DATA PROVIDED>
>> Begin

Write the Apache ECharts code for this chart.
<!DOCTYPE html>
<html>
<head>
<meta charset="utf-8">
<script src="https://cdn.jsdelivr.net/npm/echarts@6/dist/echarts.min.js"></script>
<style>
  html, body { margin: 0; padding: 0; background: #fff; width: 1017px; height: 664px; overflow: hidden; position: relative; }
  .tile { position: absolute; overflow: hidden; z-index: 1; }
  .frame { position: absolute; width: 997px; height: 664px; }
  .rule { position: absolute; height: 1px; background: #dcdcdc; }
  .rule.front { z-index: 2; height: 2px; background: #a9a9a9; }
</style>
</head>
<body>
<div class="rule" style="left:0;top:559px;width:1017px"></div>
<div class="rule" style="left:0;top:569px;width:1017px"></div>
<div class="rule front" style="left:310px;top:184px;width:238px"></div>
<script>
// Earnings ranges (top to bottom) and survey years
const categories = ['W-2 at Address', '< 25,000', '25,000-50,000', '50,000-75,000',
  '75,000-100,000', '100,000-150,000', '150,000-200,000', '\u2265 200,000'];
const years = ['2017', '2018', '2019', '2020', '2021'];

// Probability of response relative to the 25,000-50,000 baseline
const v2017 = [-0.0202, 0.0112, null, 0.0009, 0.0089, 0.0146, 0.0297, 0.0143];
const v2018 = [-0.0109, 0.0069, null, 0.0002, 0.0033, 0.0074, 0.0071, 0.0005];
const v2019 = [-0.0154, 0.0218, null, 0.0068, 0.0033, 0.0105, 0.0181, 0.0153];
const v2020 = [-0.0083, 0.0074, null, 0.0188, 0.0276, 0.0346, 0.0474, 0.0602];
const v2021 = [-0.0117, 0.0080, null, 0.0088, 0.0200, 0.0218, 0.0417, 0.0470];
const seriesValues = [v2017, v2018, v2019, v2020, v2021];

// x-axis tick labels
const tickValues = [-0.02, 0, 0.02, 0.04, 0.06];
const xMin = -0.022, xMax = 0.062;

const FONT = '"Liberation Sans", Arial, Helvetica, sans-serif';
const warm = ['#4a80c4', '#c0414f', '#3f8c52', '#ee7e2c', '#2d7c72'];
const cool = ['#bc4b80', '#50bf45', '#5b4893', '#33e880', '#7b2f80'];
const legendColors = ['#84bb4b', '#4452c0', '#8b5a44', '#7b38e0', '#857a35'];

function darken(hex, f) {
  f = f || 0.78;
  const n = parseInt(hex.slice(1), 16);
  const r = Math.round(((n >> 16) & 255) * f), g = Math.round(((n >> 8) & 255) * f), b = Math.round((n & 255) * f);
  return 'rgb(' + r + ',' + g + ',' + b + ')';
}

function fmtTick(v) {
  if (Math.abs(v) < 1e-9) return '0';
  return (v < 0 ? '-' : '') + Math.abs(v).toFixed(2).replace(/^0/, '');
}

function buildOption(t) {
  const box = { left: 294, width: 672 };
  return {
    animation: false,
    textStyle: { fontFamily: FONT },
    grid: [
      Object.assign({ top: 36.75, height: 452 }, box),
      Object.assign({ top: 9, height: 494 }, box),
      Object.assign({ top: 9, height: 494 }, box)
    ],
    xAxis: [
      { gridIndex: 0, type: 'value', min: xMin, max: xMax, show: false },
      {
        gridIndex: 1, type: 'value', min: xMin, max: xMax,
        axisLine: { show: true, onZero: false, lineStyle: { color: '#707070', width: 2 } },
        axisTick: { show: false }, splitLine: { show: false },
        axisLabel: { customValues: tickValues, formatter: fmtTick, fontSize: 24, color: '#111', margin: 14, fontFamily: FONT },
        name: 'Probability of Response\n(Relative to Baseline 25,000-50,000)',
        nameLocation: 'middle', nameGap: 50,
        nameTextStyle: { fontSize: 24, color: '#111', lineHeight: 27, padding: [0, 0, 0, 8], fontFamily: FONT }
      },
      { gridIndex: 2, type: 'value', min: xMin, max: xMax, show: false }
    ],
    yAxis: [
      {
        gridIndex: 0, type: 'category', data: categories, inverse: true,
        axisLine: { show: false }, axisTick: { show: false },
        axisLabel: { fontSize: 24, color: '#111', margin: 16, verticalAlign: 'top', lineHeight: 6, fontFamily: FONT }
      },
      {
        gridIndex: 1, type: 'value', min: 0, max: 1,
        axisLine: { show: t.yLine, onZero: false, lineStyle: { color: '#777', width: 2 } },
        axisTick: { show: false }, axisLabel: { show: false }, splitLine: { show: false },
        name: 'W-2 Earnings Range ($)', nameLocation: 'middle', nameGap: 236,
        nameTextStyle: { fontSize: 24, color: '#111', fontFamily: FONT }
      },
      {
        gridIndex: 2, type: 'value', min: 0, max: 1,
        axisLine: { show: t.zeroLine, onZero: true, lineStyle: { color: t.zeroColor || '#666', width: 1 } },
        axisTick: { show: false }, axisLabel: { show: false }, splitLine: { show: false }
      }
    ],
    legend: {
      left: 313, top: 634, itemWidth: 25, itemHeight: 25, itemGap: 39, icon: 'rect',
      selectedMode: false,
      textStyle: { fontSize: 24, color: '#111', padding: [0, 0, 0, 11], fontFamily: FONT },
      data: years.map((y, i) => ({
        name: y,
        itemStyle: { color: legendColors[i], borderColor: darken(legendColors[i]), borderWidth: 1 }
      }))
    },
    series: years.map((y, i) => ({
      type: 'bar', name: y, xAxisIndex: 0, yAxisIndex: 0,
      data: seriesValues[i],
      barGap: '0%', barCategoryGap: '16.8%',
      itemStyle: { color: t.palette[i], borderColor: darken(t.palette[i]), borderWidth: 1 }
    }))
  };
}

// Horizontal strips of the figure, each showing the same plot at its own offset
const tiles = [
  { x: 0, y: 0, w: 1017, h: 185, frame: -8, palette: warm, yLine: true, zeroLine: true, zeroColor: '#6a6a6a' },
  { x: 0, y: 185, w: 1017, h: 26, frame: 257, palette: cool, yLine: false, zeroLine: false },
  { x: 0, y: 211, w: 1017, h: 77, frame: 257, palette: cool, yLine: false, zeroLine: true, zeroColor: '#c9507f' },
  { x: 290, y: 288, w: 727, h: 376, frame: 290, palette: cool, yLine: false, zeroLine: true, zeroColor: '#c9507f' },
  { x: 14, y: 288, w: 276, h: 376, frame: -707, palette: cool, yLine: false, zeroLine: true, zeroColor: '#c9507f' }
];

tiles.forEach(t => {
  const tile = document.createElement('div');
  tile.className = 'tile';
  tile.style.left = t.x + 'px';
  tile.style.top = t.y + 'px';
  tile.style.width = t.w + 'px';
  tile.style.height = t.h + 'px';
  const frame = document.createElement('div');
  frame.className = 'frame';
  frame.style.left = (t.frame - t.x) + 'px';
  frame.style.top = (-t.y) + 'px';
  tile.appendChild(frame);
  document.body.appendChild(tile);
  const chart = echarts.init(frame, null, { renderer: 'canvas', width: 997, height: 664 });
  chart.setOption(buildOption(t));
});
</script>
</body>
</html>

>> End

EXERCISE DETAILS>
Your task is to quote the lines above, beginning with the first and ending with the one that holds "const years = ['2017', '2018', '2019', '2020', '2021'];".

EXPECTED OUTPUT>
Write the Apache ECharts code for this chart.
<!DOCTYPE html>
<html>
<head>
<meta charset="utf-8">
<script src="https://cdn.jsdelivr.net/npm/echarts@6/dist/echarts.min.js"></script>
<style>
  html, body { margin: 0; padding: 0; background: #fff; width: 1017px; height: 664px; overflow: hidden; position: relative; }
  .tile { position: absolute; overflow: hidden; z-index: 1; }
  .frame { position: absolute; width: 997px; height: 664px; }
  .rule { position: absolute; height: 1px; background: #dcdcdc; }
  .rule.front { z-index: 2; height: 2px; background: #a9a9a9; }
</style>
</head>
<body>
<div class="rule" style="left:0;top:559px;width:1017px"></div>
<div class="rule" style="left:0;top:569px;width:1017px"></div>
<div class="rule front" style="left:310px;top:184px;width:238px"></div>
<script>
// Earnings ranges (top to bottom) and survey years
const categories = ['W-2 at Address', '< 25,000', '25,000-50,000', '50,000-75,000',
  '75,000-100,000', '100,000-150,000', '150,000-200,000', '\u2265 200,000'];
const years = ['2017', '2018', '2019', '2020', '2021'];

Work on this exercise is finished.